By Eric Peters, CIO of One River Asset Management
“Today the enemy counts on popular demonstrations to strike the Islamic system,” declared Iran’s Supreme Leader, 83-years-old, in power since 1989, the year of the Tiananmen Square student slaughter and the fall of the Berlin Wall. Unrest tends to cluster.
“The enemy hopes to turn the people against the Islamic Republic by psychological means, through the internet, money, and the mobilization of mercenaries,” continued Khamenei, seeking to quell Iranian protests over rising food prices, corruption, incompetence. Not all revolutions are sparked by food price inflation, but most are. Mass migrations too.
“If, God forbid, these weapons are used against Russian territory then our armed forces will have no other choice but to strike decision-making centers,” warned Russia’s former President Medvedev, responding to Biden’s decision to supply Zelensky with M142 high-mobility rocket systems. Going to be a hot summer.
“My job as President is not to nominate highly – not only nominate highly – highly qualified individuals for that institution, but to give them the space they need to do their job,” announced America’s chief executive, ahead of a private meeting with Chairman Powell and Secretary Yellen.
“I’m not going to interfere with their critically important work,” pledged the President, consumed by a desire to draw the clearest possible distinction between his own management style and that of his predecessor.
[ZH: President Biden has a significantly lower approval rating than former President Trump did at this point in his term.]
Powell first hiked rates by 25bps to 1.75% in March of 2018. CPI was 2.36% that month, unemployment was 4.0%. Jerome’s final hike of that cycle came nine-months later, in December 2018, with CPI at 1.91% and unemployment at 3.9%.
But Powell was also quantitatively tightening in late-2018, at a $50bln monthly pace, draining a pool of liquidity built up during a decade of bond buying.
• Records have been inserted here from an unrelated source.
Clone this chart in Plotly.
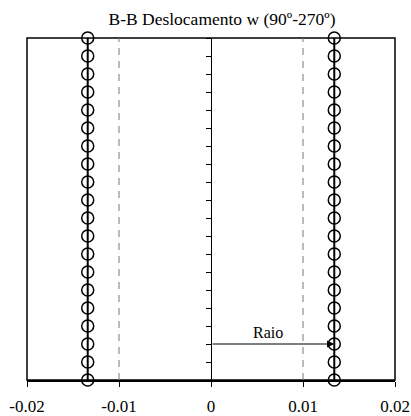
import plotly.graph_objects as go

# Data
nivel = list(range(20))  # measurement positions along the section (bottom -> top)
w_270 = [-0.0134, -0.0134, -0.0134, -0.0134, -0.0134, -0.0134, -0.0134, -0.0134, -0.0134, -0.0134,
         -0.0134, -0.0134, -0.0134, -0.0134, -0.0134, -0.0134, -0.0134, -0.0134, -0.0134, -0.0134]
w_90 = [0.0134, 0.0134, 0.0134, 0.0134, 0.0134, 0.0134, 0.0134, 0.0134, 0.0134, 0.0134,
        0.0134, 0.0134, 0.0134, 0.0134, 0.0134, 0.0134, 0.0134, 0.0134, 0.0134, 0.0134]
ref_lines = [-0.01, 0.01]
x_ticks = [-0.02, -0.01, 0, 0.01, 0.02]
x_tick_labels = ["-0.02", "-0.01", "0", "0.01", "0.02"]
raio_nivel = 2
raio_label = "Raio"
title_text = "B-B Deslocamento w (90º-270º)"

FONT = "Liberation Serif, Times New Roman, serif"

fig = go.Figure()

for xv in ref_lines:
    fig.add_trace(go.Scatter(
        x=[xv, xv], y=[nivel[0], nivel[-1]], mode="lines",
        line=dict(color="#777777", width=1, dash="7px,6px"),
        showlegend=False, hoverinfo="skip", cliponaxis=False))

for series in (w_270, w_90):
    fig.add_trace(go.Scatter(
        x=series, y=nivel, mode="lines+markers",
        line=dict(color="black", width=2),
        marker=dict(symbol="circle-open", size=12, color="black", line=dict(width=1.5)),
        showlegend=False, cliponaxis=False))

# Raio arrow
fig.add_annotation(
    x=w_90[raio_nivel], y=nivel[raio_nivel], ax=0, ay=nivel[raio_nivel],
    xref="x", yref="y", axref="x", ayref="y",
    text="", showarrow=True, arrowhead=2, arrowsize=1.2, arrowwidth=1.2,
    arrowcolor="black", standoff=0, startstandoff=0)
fig.add_annotation(
    x=w_90[raio_nivel] / 2 - 0.0005, y=nivel[raio_nivel], xref="x", yref="y",
    text=raio_label, showarrow=False, yshift=12,
    font=dict(family=FONT, size=16, color="black"))

# Frame
fig.add_shape(type="rect", xref="x domain", yref="y domain", x0=0, x1=1, y0=0, y1=1,
              line=dict(color="black", width=1.5), fillcolor="rgba(0,0,0,0)", layer="below")

fig.update_layout(
    width=411, height=416,
    margin=dict(l=27, r=16, t=38, b=36),
    paper_bgcolor="white", plot_bgcolor="white",
    title=dict(text=title_text, x=0.53, xanchor="center", xref="paper",
               y=0.955, yanchor="middle",
               font=dict(family=FONT, size=17.5, color="black")),
    font=dict(family=FONT, size=17, color="black"),
    xaxis=dict(range=[-0.02, 0.02], tickvals=x_ticks, ticktext=x_tick_labels,
               automargin=False, ticklabelstandoff=5,
               showgrid=False, zeroline=False, showline=True, linecolor="black",
               linewidth=1.5, ticks="outside", ticklen=5, tickcolor="black",
               tickfont=dict(family=FONT, size=17, color="black")),
    yaxis=dict(range=[nivel[0], nivel[-1]], dtick=1, tick0=0, automargin=False,
               anchor="free", position=0.5, side="left",
               showgrid=False, zeroline=False, showline=True, linecolor="black",
               linewidth=1.2, ticks="outside", ticklen=5, tickcolor="black",
               showticklabels=False),
)

fig.write_html("out.html", config={"displayModeBar": False})

# remove the default body margin so the figure sits at the page's top-left corner
with open("out.html", "r", encoding="utf-8") as f:
    html = f.read()
html = html.replace("<head>", "<head><style>html,body{margin:0;padding:0;overflow:hidden;}</style>", 1)
with open("out.html", "w", encoding="utf-8") as f:
    f.write(html)
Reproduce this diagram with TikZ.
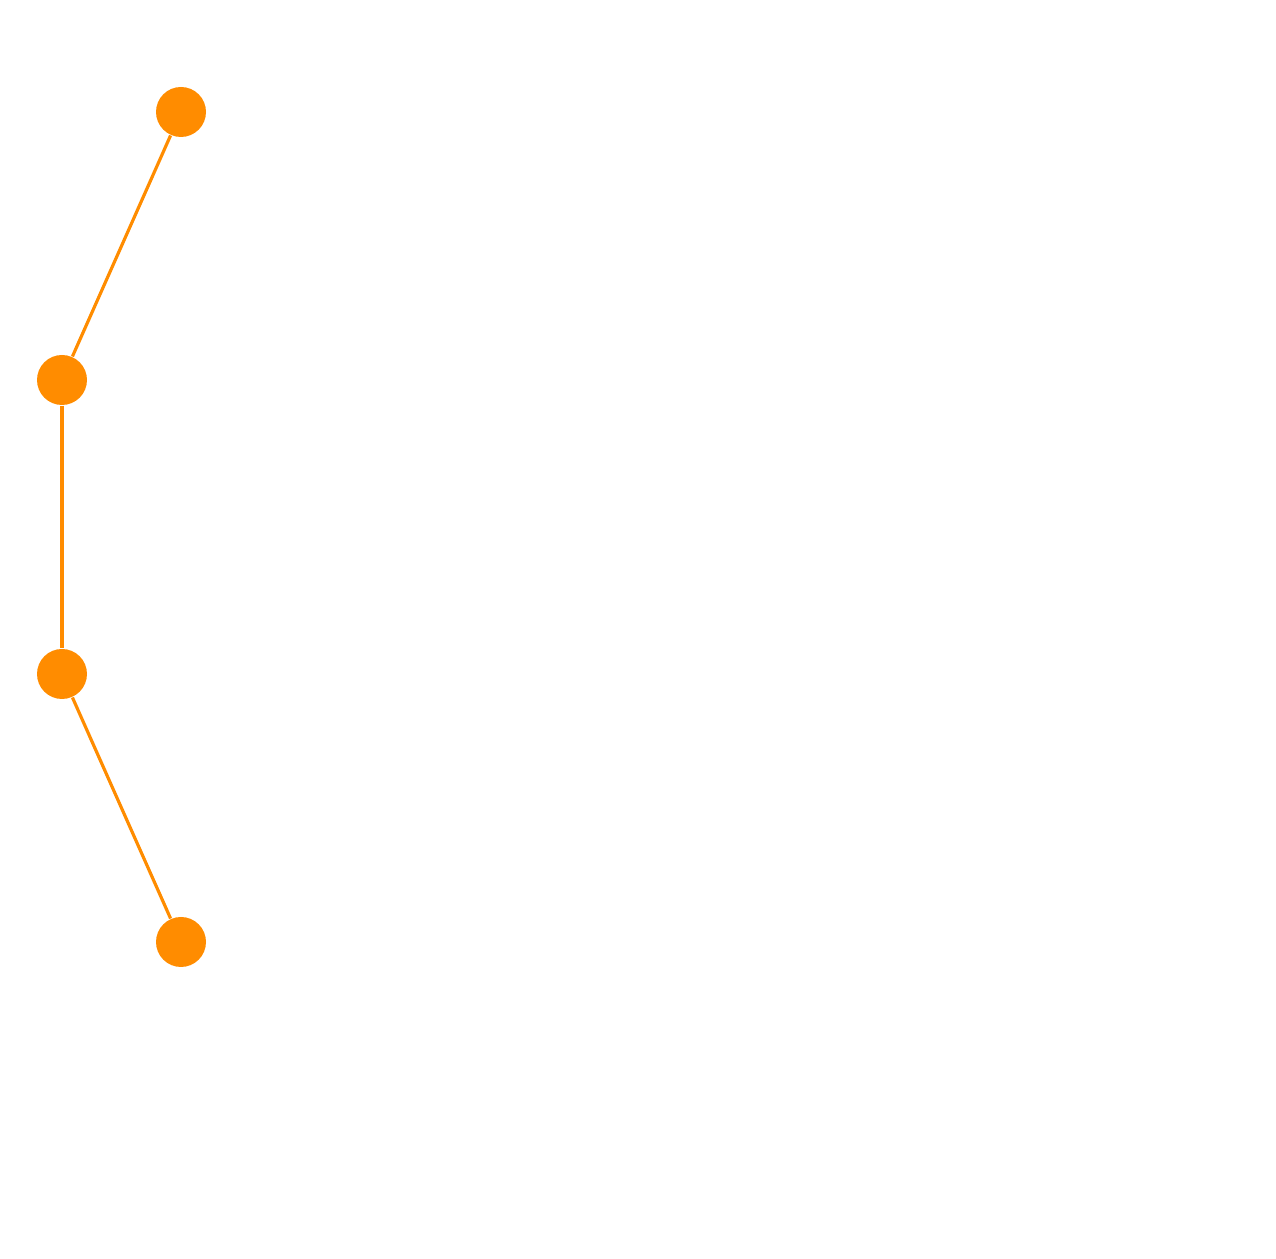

Trump was as unhappy as he was vocal. But those were simpler times. The secular stagnation years. Back when economists still thought every developed nation was turning Japanese. Robots were going to render blue color jobs redundant, white collar too, suppressing wages forever.
Silicon Valley billionaires, haunted by visions of idle truckers, displaced by ubiquitous self-driving semis, raced to pen universal-basic-income whitepapers. In those years, the real reason our central bankers raised rates was so that they might have something to slash in the next economic downturn. It was certainly not to suppress CPI; inflation was barely an ember.
Covid changed all that. Our politicians acquired the taste for extraordinary deficit spending, funded by the Federal Reserve. And where our central bankers once wondered what it would take to generate inflation, they now question what is required to contain it.
“My plan is to address inflation and it starts with a simple proposition: Respect the Fed and respect the Fed’s independence, which I have done and will continue to do,” declared Biden, not yet halfway through his presidency, as deeply unpopular as was his predecessor, with inflation at 8.25%, unemployment 3.5%, overnight rates 0.75%, and a Fed Chairman only just now starting to quantitatively tighten.
[ZH: President Biden’s approval rating is now below that of former President Trump, having been 15 pts higher than Trump’s in March 2021… and The Fed hasn’t even really started QT yet.]